On the suboptimality of linear codes for binary distributed hypothesis testing
Adway Girish, Robinson D. H. Cung, Emre Telatar
TL;DR
The paper addresses binary distributed hypothesis testing with two rate-limited encoders observing DSBS$(p_i)$ pairs and communicates to a fusion center. It develops a Blackwell-order framework to compare linear encoders and proves that truncation is optimal among linear codes for opposite-signed correlations and independence testing, while conjecturing this extends to all opposite-signed cases. It further contrasts linear-code performance with random coding, showing that for testing against independence, linear schemes are strictly suboptimal and that a truncation-based hybrid can outperform both.
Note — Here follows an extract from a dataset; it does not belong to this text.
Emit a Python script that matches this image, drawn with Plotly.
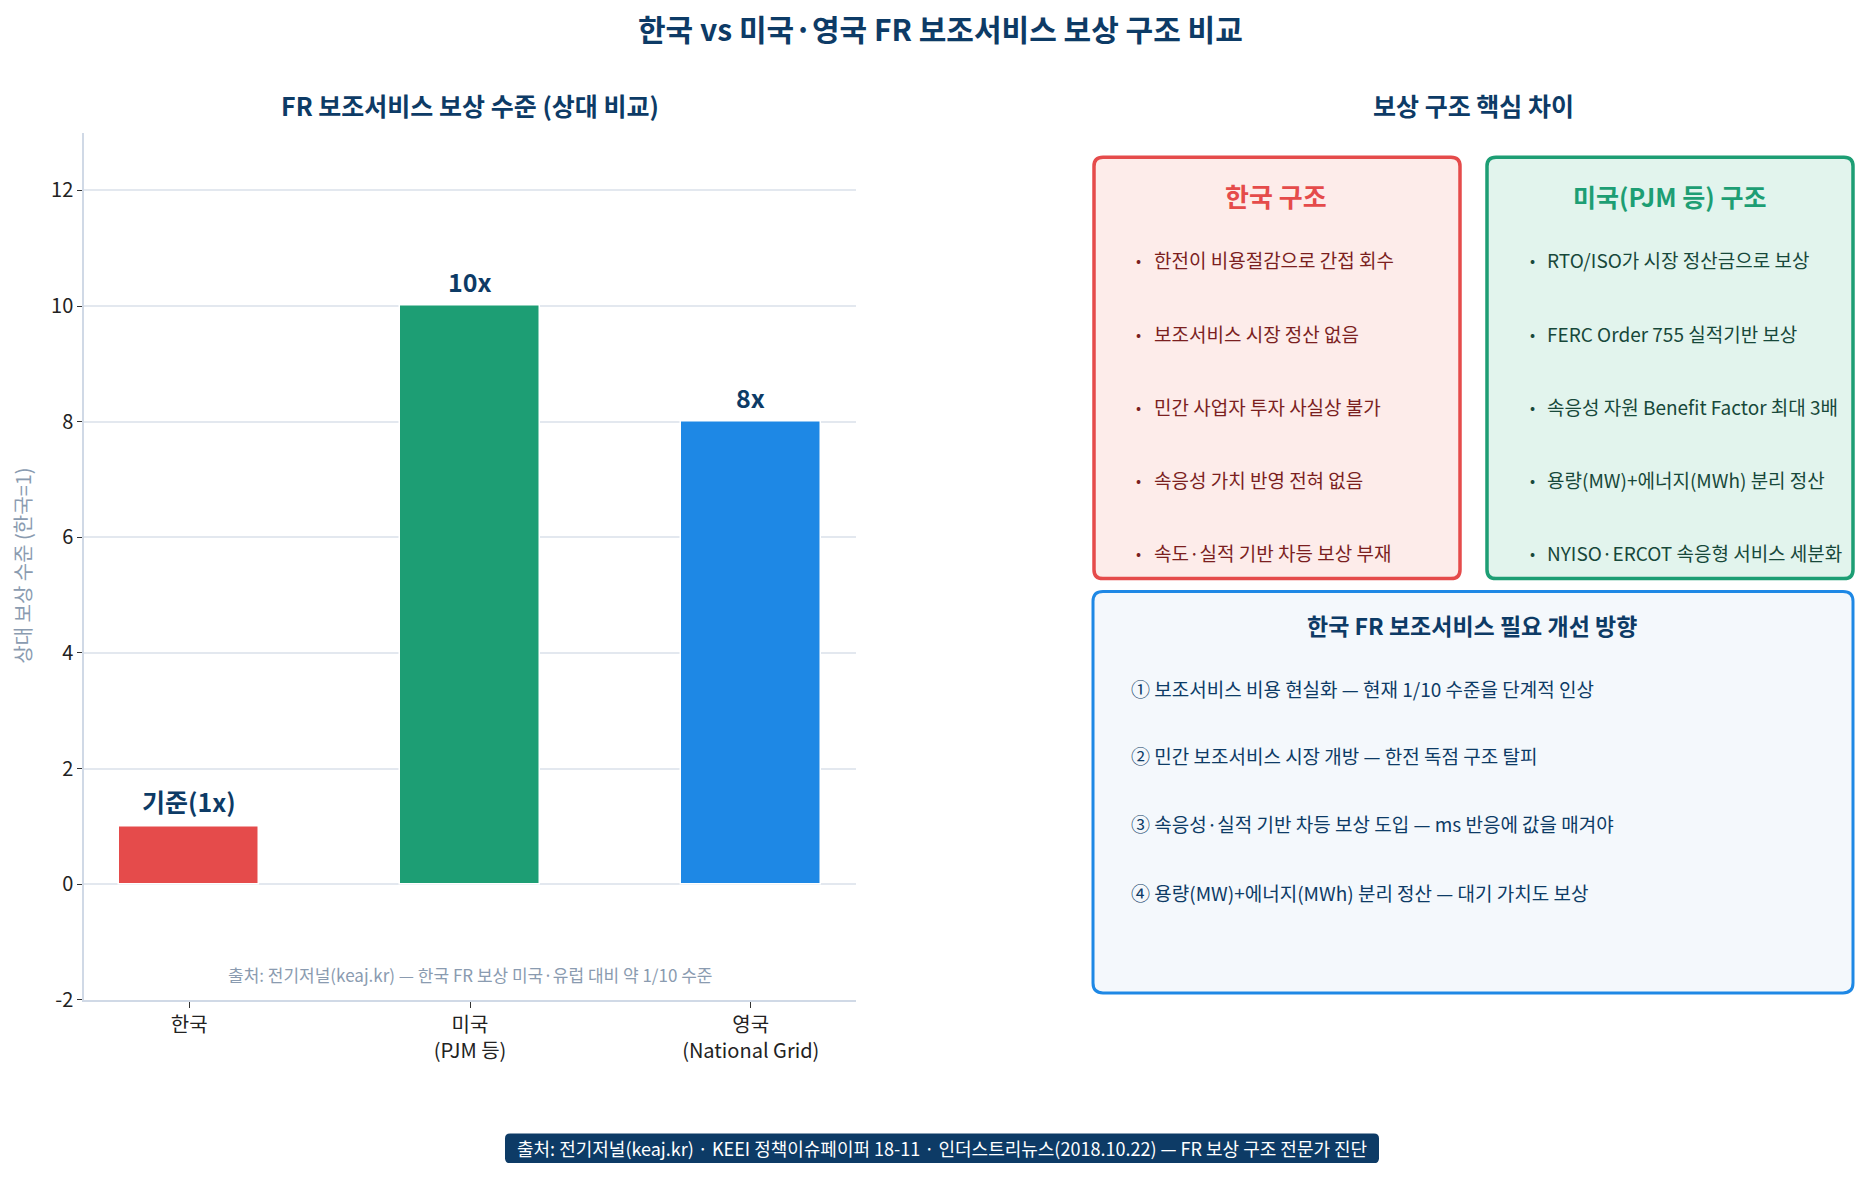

These results clarify the limitations of linear coding in distributed hypothesis testing and inform practical encoder design under correlation-based hypotheses.
Abstract
We study a binary distributed hypothesis testing problem where two agents observe correlated binary vectors and communicate compressed information at the same rate to a central decision maker. In particular, we study linear compression schemes and show that simple truncation is the best linear scheme in two cases: (1) testing opposite signs of the same magnitude of correlation, and (2) testing for or against independence. We conjecture, supported by numerical evidence, that truncation is the best linear code for testing any correlations of opposite signs. Further, for testing against independence, we also compute classical random coding exponents and show that truncation, and consequently any linear code, is strictly suboptimal.